PROBLEM TO WORK ON
The listing below holds pictures; exclude them. Return exactly the lines from the one with "Output the web" through the one with "const fmt = v".

┄┄┄┄┄┄┄┄┄┄┄┄┄┄┄┄┄┄┄┄

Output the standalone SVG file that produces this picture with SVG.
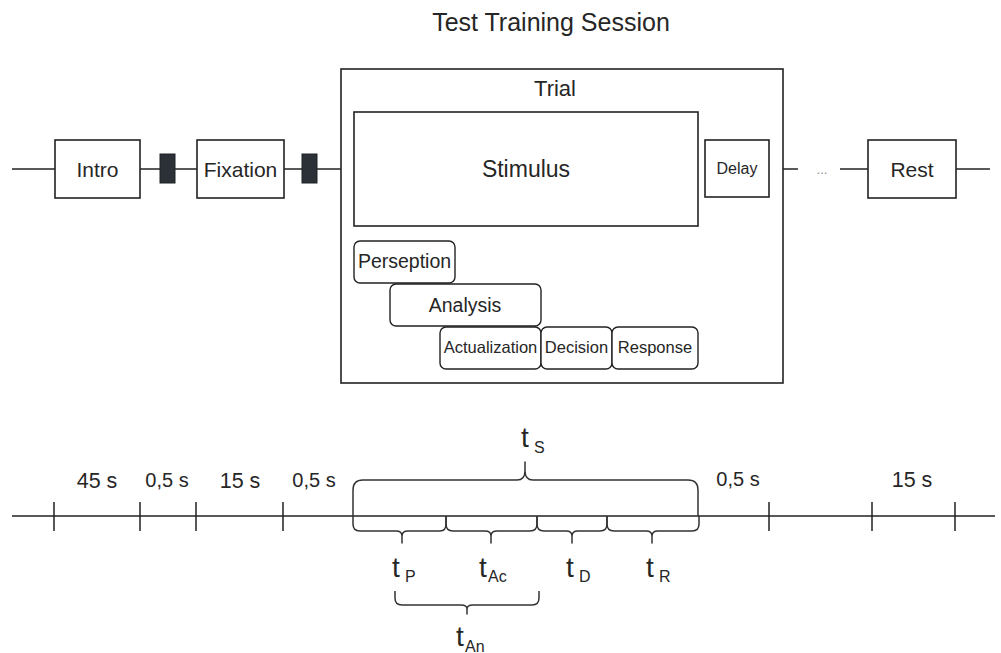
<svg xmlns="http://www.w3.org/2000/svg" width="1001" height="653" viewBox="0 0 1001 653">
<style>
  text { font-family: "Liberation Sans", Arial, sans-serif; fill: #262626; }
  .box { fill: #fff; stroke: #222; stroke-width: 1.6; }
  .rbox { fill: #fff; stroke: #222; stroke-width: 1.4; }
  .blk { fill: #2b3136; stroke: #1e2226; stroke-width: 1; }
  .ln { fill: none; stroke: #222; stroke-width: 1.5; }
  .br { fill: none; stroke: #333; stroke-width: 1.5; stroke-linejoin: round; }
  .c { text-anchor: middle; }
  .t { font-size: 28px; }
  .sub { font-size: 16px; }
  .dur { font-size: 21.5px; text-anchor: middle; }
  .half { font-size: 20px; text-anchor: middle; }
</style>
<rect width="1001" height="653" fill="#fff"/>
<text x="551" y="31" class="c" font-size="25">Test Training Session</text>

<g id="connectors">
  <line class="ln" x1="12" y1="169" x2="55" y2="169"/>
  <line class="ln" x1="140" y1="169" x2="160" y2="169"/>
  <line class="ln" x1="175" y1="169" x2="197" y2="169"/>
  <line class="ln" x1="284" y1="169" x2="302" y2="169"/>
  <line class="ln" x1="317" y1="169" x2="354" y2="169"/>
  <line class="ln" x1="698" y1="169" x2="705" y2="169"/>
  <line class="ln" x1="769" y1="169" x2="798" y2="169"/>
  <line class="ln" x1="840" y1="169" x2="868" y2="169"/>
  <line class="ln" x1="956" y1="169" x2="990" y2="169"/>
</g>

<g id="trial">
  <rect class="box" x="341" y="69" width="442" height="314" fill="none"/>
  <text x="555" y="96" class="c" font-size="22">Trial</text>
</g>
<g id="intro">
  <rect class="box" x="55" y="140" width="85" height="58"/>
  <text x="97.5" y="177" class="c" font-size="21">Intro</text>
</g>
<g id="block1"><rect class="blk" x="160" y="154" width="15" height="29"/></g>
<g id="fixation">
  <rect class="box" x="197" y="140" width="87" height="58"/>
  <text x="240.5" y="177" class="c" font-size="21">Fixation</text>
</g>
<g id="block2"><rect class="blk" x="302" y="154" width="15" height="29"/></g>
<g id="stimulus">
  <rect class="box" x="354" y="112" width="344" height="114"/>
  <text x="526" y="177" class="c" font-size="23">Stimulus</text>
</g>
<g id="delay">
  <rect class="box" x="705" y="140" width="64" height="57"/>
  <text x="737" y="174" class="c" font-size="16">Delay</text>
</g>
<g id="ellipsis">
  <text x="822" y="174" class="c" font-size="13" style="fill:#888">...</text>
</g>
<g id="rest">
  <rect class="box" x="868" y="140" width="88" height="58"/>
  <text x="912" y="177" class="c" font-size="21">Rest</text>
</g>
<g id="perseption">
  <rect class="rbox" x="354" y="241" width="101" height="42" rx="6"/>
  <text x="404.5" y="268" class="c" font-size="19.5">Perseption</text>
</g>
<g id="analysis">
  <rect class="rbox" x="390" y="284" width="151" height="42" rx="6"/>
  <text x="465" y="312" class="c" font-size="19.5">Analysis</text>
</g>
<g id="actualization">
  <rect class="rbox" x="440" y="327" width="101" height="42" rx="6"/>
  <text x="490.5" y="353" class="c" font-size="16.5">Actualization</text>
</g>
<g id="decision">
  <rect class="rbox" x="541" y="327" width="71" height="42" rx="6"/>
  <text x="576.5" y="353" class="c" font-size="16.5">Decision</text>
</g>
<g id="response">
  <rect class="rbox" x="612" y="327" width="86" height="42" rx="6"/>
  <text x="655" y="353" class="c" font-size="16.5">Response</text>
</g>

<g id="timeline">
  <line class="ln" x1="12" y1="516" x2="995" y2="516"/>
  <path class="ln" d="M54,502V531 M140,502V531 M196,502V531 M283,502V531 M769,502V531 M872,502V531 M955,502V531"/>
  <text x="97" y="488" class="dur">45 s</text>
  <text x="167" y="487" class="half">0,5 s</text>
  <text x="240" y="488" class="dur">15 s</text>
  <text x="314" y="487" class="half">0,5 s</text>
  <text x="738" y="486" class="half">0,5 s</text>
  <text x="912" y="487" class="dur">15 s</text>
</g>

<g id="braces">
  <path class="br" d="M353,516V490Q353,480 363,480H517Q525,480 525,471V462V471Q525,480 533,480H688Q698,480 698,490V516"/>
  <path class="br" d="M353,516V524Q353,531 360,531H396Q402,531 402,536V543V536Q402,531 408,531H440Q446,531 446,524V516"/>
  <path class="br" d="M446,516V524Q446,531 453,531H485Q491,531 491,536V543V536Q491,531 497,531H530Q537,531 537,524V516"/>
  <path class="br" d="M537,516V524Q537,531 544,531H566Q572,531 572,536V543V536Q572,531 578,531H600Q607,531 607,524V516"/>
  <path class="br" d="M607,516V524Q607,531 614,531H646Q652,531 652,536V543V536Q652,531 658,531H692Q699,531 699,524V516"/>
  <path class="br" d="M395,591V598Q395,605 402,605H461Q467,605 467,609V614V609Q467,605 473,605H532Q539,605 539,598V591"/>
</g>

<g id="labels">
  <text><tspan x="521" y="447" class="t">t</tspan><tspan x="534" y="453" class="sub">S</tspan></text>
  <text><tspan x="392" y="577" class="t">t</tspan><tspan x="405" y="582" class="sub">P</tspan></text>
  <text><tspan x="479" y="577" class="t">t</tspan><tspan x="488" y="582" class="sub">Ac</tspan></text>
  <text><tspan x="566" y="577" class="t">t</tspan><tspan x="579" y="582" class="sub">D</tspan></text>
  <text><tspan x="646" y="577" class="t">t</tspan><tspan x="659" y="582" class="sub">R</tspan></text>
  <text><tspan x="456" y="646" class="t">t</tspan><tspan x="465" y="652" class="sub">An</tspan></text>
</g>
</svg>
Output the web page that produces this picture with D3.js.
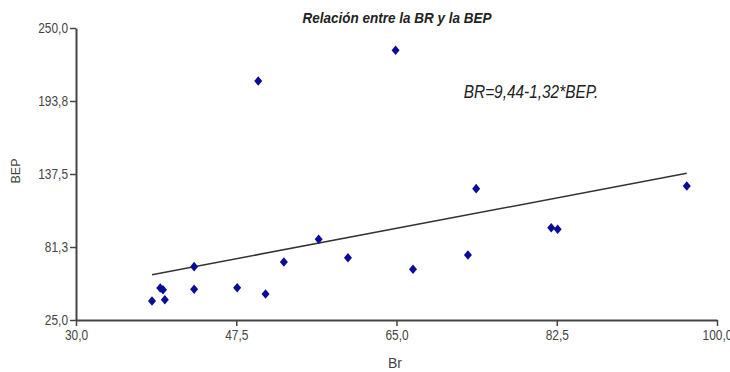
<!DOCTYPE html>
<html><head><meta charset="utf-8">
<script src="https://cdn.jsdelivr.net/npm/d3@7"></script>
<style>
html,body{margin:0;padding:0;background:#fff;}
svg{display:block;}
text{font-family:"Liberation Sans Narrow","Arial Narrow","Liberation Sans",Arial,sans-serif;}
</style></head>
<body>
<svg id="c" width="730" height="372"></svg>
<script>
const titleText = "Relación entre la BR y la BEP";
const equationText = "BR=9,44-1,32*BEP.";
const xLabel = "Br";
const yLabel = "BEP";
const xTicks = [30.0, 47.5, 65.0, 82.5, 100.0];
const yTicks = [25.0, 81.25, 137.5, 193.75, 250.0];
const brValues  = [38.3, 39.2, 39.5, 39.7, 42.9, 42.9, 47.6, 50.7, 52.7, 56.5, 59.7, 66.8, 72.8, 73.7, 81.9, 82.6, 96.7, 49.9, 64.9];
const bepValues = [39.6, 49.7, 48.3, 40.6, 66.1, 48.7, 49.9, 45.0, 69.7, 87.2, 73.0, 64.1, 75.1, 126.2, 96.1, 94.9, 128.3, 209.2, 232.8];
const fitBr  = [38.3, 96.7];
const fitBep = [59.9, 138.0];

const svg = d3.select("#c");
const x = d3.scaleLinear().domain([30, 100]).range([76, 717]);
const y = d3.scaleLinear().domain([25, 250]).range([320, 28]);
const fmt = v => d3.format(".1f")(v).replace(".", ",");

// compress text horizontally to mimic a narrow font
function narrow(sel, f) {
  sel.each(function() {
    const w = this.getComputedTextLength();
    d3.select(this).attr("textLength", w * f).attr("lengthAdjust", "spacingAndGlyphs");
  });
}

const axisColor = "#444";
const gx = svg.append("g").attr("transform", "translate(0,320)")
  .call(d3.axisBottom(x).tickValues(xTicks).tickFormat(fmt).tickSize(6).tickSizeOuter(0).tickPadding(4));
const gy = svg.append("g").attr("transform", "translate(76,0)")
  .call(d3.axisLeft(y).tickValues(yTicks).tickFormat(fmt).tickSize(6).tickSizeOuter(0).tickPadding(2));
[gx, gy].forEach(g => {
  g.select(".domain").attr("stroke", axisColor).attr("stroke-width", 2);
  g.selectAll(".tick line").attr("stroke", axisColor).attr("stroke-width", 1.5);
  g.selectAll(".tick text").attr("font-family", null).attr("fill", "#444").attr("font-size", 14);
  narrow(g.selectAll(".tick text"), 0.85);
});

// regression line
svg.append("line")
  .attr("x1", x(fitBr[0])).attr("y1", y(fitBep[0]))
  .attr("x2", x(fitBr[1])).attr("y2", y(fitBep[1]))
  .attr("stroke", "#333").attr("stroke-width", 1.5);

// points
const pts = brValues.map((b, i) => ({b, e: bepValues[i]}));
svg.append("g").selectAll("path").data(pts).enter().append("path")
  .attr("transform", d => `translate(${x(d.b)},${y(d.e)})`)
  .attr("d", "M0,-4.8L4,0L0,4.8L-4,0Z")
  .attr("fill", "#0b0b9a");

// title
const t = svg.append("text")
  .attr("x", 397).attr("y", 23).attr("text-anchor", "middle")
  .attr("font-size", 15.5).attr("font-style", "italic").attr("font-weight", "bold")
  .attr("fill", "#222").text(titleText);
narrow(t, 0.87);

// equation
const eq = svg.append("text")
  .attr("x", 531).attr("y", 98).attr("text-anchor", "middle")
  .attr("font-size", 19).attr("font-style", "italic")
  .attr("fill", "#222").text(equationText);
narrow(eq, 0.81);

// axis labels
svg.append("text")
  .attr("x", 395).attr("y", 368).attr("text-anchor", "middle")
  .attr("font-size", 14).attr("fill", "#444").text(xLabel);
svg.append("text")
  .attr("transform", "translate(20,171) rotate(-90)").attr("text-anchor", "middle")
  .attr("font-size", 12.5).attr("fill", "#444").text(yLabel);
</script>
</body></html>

┄┄┄┄┄┄┄┄┄┄┄┄┄┄┄┄┄┄┄┄

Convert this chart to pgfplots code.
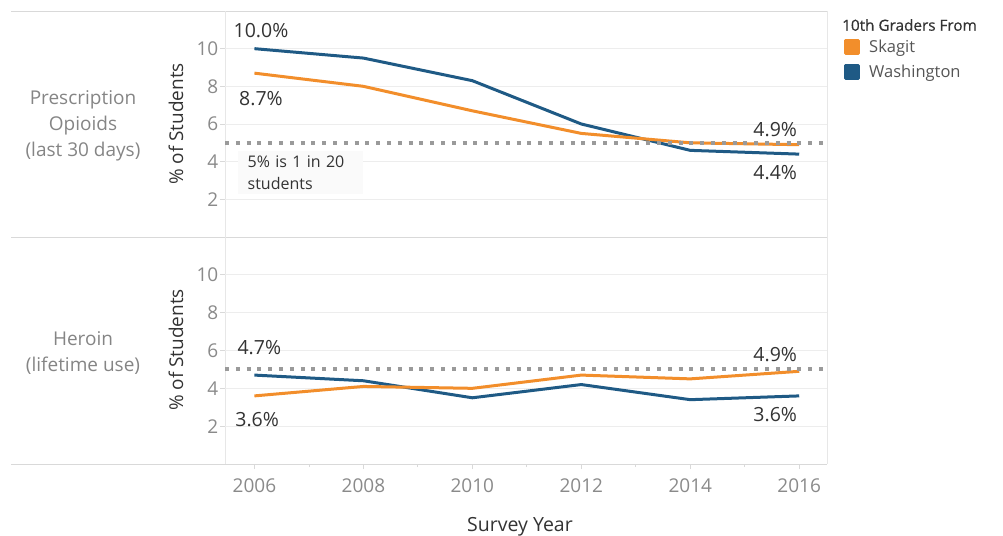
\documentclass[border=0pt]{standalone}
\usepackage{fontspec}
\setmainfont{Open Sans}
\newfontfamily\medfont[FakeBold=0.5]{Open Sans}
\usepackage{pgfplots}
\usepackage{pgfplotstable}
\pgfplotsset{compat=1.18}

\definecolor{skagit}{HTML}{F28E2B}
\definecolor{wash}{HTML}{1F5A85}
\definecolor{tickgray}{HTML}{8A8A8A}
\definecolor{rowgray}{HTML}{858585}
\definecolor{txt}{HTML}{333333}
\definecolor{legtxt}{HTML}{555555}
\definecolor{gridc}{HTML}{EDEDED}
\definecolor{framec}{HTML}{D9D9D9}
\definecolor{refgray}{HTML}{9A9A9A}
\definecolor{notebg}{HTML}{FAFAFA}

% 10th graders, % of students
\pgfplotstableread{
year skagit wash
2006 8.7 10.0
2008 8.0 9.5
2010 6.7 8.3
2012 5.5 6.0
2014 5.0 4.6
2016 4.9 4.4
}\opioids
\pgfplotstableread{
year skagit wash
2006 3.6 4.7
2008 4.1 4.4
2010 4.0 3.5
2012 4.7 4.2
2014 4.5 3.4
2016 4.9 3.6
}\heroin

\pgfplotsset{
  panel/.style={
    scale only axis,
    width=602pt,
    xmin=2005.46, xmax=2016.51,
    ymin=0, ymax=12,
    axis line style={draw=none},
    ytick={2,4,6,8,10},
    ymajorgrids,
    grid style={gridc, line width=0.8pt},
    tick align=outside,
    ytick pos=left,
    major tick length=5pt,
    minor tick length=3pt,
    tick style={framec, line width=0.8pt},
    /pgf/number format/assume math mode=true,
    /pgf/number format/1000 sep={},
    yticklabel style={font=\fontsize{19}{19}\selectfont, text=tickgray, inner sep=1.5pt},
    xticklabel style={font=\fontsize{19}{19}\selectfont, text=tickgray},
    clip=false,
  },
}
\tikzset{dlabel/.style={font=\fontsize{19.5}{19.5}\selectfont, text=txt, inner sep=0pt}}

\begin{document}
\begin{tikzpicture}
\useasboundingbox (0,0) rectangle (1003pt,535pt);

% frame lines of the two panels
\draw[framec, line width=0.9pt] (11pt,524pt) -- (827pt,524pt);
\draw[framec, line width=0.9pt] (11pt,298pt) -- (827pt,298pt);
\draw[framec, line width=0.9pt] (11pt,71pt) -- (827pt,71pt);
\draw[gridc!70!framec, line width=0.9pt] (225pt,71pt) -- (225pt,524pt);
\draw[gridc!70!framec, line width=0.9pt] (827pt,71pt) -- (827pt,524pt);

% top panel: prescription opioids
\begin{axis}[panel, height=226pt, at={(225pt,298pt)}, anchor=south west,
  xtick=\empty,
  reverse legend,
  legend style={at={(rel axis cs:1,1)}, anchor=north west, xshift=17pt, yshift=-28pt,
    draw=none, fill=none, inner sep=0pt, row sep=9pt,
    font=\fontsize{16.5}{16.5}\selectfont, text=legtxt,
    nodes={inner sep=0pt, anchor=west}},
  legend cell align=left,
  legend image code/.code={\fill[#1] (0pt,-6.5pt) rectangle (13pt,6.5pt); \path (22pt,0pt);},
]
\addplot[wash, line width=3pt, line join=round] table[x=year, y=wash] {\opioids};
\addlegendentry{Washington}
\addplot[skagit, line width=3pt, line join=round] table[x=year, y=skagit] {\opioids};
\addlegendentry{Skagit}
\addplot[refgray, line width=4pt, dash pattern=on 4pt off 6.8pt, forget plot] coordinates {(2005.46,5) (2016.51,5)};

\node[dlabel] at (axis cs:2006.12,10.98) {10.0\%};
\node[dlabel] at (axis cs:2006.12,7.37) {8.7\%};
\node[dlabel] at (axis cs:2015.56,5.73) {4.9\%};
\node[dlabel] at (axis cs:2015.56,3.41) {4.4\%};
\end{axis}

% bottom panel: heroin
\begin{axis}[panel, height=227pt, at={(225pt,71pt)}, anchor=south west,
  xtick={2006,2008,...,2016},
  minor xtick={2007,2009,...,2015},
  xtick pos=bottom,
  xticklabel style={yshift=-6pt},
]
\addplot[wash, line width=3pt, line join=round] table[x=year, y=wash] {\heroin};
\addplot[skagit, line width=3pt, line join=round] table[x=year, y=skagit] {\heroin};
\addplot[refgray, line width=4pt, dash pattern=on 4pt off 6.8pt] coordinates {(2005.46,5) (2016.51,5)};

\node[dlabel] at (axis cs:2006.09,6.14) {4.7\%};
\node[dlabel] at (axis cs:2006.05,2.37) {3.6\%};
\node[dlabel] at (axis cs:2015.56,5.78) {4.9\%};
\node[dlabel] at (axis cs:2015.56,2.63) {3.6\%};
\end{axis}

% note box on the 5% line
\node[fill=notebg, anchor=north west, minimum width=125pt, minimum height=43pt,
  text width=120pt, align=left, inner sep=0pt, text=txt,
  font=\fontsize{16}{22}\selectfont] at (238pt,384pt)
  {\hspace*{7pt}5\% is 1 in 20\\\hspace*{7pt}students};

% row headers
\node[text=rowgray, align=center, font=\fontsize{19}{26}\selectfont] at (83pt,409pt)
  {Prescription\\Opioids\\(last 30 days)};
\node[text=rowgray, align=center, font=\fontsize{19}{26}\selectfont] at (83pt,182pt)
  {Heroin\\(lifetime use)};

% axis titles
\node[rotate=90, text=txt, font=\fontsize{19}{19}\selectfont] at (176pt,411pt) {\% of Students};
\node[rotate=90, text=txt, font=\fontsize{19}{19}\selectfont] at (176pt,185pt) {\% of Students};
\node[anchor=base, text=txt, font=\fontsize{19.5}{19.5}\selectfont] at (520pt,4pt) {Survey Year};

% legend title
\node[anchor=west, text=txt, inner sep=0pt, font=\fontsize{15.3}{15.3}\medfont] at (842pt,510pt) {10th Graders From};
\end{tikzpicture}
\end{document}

┄┄┄┄┄┄┄┄┄┄┄┄┄┄┄┄┄┄┄┄

COMPLETED EXERCISE
Output the web page that produces this picture with D3.js.
<!DOCTYPE html>
<html><head><meta charset="utf-8">
<script src="https://cdn.jsdelivr.net/npm/d3@7"></script>
<style>
html,body{margin:0;padding:0;background:#fff;}
svg{display:block;}
text{font-family:"Liberation Sans Narrow","Arial Narrow","Liberation Sans",Arial,sans-serif;}
</style></head>
<body>
<svg id="c" width="730" height="372"></svg>
<script>
const titleText = "Relación entre la BR y la BEP";
const equationText = "BR=9,44-1,32*BEP.";
const xLabel = "Br";
const yLabel = "BEP";
const xTicks = [30.0, 47.5, 65.0, 82.5, 100.0];
const yTicks = [25.0, 81.25, 137.5, 193.75, 250.0];
const brValues  = [38.3, 39.2, 39.5, 39.7, 42.9, 42.9, 47.6, 50.7, 52.7, 56.5, 59.7, 66.8, 72.8, 73.7, 81.9, 82.6, 96.7, 49.9, 64.9];
const bepValues = [39.6, 49.7, 48.3, 40.6, 66.1, 48.7, 49.9, 45.0, 69.7, 87.2, 73.0, 64.1, 75.1, 126.2, 96.1, 94.9, 128.3, 209.2, 232.8];
const fitBr  = [38.3, 96.7];
const fitBep = [59.9, 138.0];

const svg = d3.select("#c");
const x = d3.scaleLinear().domain([30, 100]).range([76, 717]);
const y = d3.scaleLinear().domain([25, 250]).range([320, 28]);
const fmt = v => d3.format(".1f")(v).replace(".", ",");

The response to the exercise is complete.